**STORED DATA**.
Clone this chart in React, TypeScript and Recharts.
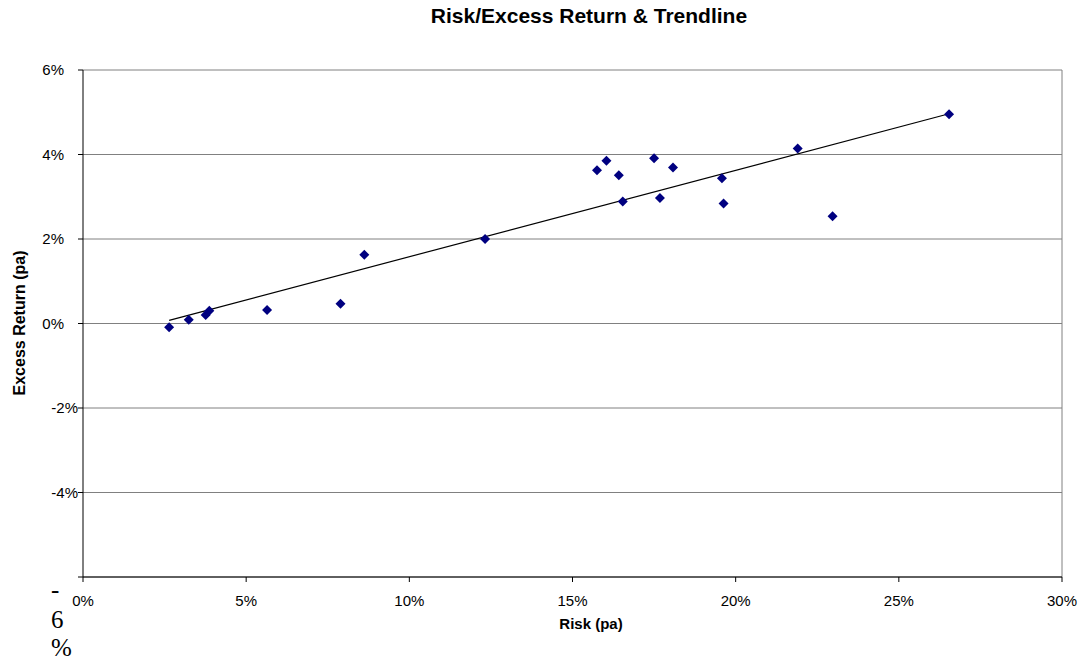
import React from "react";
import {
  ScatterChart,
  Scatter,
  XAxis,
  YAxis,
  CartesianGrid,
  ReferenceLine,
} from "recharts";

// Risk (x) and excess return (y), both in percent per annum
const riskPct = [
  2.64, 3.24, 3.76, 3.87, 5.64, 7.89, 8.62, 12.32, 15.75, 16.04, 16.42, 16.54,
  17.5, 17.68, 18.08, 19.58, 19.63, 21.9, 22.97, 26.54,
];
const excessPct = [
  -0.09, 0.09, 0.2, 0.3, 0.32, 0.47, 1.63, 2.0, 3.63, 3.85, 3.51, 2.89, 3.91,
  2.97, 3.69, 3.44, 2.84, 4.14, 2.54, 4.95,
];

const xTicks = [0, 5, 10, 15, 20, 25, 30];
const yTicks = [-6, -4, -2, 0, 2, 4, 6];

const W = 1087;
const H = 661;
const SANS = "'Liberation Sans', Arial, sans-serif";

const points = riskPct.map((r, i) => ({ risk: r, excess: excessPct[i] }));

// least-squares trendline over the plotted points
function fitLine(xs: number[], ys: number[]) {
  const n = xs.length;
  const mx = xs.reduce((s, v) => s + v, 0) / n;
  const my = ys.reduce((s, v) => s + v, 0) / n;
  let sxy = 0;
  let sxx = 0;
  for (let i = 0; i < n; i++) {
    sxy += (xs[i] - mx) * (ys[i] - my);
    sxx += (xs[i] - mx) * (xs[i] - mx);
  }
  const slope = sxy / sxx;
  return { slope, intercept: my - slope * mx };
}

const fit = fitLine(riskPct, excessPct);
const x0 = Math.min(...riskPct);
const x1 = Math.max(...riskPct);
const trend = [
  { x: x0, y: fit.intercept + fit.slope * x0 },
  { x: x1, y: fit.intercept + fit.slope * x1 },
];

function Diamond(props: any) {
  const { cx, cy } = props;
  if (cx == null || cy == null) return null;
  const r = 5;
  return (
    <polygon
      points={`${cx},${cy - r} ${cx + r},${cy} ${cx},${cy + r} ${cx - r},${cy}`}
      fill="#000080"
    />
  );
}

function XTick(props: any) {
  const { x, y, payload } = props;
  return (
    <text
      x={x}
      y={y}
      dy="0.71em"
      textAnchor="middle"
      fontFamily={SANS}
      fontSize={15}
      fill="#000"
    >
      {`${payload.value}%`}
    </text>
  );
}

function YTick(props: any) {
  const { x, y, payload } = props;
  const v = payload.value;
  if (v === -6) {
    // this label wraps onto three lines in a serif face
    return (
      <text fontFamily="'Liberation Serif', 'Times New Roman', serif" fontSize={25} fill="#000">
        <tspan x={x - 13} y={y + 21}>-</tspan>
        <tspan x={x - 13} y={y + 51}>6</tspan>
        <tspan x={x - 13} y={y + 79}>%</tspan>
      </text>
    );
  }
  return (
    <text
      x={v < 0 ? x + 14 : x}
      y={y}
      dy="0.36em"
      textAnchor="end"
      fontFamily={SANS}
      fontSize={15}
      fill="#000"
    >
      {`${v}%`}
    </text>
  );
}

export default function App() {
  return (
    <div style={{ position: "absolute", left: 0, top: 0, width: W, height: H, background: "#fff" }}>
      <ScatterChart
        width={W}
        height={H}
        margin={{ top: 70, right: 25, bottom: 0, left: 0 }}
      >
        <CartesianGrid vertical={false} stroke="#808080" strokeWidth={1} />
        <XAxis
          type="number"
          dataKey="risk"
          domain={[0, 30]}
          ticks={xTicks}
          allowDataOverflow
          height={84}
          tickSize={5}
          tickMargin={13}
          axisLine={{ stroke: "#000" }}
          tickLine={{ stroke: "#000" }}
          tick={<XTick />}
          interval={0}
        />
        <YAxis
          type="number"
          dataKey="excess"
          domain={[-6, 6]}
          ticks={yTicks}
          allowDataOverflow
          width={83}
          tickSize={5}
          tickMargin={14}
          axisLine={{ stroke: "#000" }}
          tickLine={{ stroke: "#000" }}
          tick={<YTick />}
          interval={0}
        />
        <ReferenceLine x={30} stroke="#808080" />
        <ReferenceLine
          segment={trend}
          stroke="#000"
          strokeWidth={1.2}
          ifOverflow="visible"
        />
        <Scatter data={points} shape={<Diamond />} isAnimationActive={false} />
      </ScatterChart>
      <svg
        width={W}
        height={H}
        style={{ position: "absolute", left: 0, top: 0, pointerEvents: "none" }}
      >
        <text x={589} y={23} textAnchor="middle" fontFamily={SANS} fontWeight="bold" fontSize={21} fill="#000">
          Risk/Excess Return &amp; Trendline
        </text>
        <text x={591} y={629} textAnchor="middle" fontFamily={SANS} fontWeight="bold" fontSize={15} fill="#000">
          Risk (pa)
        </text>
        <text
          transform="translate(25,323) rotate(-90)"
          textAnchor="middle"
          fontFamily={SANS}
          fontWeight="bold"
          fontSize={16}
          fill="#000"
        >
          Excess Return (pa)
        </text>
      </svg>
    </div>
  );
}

**WHAT YOU NEED TO DO**. Without the pictures, write out the whole listing above exactly as it appears.

**EXERCISE OUTPUT**.
Clone this chart in React, TypeScript and Recharts.
import React from "react";
import {
  ScatterChart,
  Scatter,
  XAxis,
  YAxis,
  CartesianGrid,
  ReferenceLine,
} from "recharts";

// Risk (x) and excess return (y), both in percent per annum
const riskPct = [
  2.64, 3.24, 3.76, 3.87, 5.64, 7.89, 8.62, 12.32, 15.75, 16.04, 16.42, 16.54,
  17.5, 17.68, 18.08, 19.58, 19.63, 21.9, 22.97, 26.54,
];
const excessPct = [
  -0.09, 0.09, 0.2, 0.3, 0.32, 0.47, 1.63, 2.0, 3.63, 3.85, 3.51, 2.89, 3.91,
  2.97, 3.69, 3.44, 2.84, 4.14, 2.54, 4.95,
];

const xTicks = [0, 5, 10, 15, 20, 25, 30];
const yTicks = [-6, -4, -2, 0, 2, 4, 6];

const W = 1087;
const H = 661;
const SANS = "'Liberation Sans', Arial, sans-serif";

const points = riskPct.map((r, i) => ({ risk: r, excess: excessPct[i] }));

// least-squares trendline over the plotted points
function fitLine(xs: number[], ys: number[]) {
  const n = xs.length;
  const mx = xs.reduce((s, v) => s + v, 0) / n;
  const my = ys.reduce((s, v) => s + v, 0) / n;
  let sxy = 0;
  let sxx = 0;
  for (let i = 0; i < n; i++) {
    sxy += (xs[i] - mx) * (ys[i] - my);
    sxx += (xs[i] - mx) * (xs[i] - mx);
  }
  const slope = sxy / sxx;
  return { slope, intercept: my - slope * mx };
}

const fit = fitLine(riskPct, excessPct);
const x0 = Math.min(...riskPct);
const x1 = Math.max(...riskPct);
const trend = [
  { x: x0, y: fit.intercept + fit.slope * x0 },
  { x: x1, y: fit.intercept + fit.slope * x1 },
];

function Diamond(props: any) {
  const { cx, cy } = props;
  if (cx == null || cy == null) return null;
  const r = 5;
  return (
    <polygon
      points={`${cx},${cy - r} ${cx + r},${cy} ${cx},${cy + r} ${cx - r},${cy}`}
      fill="#000080"
    />
  );
}

function XTick(props: any) {
  const { x, y, payload } = props;
  return (
    <text
      x={x}
      y={y}
      dy="0.71em"
      textAnchor="middle"
      fontFamily={SANS}
      fontSize={15}
      fill="#000"
    >
      {`${payload.value}%`}
    </text>
  );
}

function YTick(props: any) {
  const { x, y, payload } = props;
  const v = payload.value;
  if (v === -6) {
    // this label wraps onto three lines in a serif face
    return (
      <text fontFamily="'Liberation Serif', 'Times New Roman', serif" fontSize={25} fill="#000">
        <tspan x={x - 13} y={y + 21}>-</tspan>
        <tspan x={x - 13} y={y + 51}>6</tspan>
        <tspan x={x - 13} y={y + 79}>%</tspan>
      </text>
    );
  }
  return (
    <text
      x={v < 0 ? x + 14 : x}
      y={y}
      dy="0.36em"
      textAnchor="end"
      fontFamily={SANS}
      fontSize={15}
      fill="#000"
    >
      {`${v}%`}
    </text>
  );
}

export default function App() {
  return (
    <div style={{ position: "absolute", left: 0, top: 0, width: W, height: H, background: "#fff" }}>
      <ScatterChart
        width={W}
        height={H}
        margin={{ top: 70, right: 25, bottom: 0, left: 0 }}
      >
        <CartesianGrid vertical={false} stroke="#808080" strokeWidth={1} />
        <XAxis
          type="number"
          dataKey="risk"
          domain={[0, 30]}
          ticks={xTicks}
          allowDataOverflow
          height={84}
          tickSize={5}
          tickMargin={13}
          axisLine={{ stroke: "#000" }}
          tickLine={{ stroke: "#000" }}
          tick={<XTick />}
          interval={0}
        />
        <YAxis
          type="number"
          dataKey="excess"
          domain={[-6, 6]}
          ticks={yTicks}
          allowDataOverflow
          width={83}
          tickSize={5}
          tickMargin={14}
          axisLine={{ stroke: "#000" }}
          tickLine={{ stroke: "#000" }}
          tick={<YTick />}
          interval={0}
        />
        <ReferenceLine x={30} stroke="#808080" />
        <ReferenceLine
          segment={trend}
          stroke="#000"
          strokeWidth={1.2}
          ifOverflow="visible"
        />
        <Scatter data={points} shape={<Diamond />} isAnimationActive={false} />
      </ScatterChart>
      <svg
        width={W}
        height={H}
        style={{ position: "absolute", left: 0, top: 0, pointerEvents: "none" }}
      >
        <text x={589} y={23} textAnchor="middle" fontFamily={SANS} fontWeight="bold" fontSize={21} fill="#000">
          Risk/Excess Return &amp; Trendline
        </text>
        <text x={591} y={629} textAnchor="middle" fontFamily={SANS} fontWeight="bold" fontSize={15} fill="#000">
          Risk (pa)
        </text>
        <text
          transform="translate(25,323) rotate(-90)"
          textAnchor="middle"
          fontFamily={SANS}
          fontWeight="bold"
          fontSize={16}
          fill="#000"
        >
          Excess Return (pa)
        </text>
      </svg>
    </div>
  );
}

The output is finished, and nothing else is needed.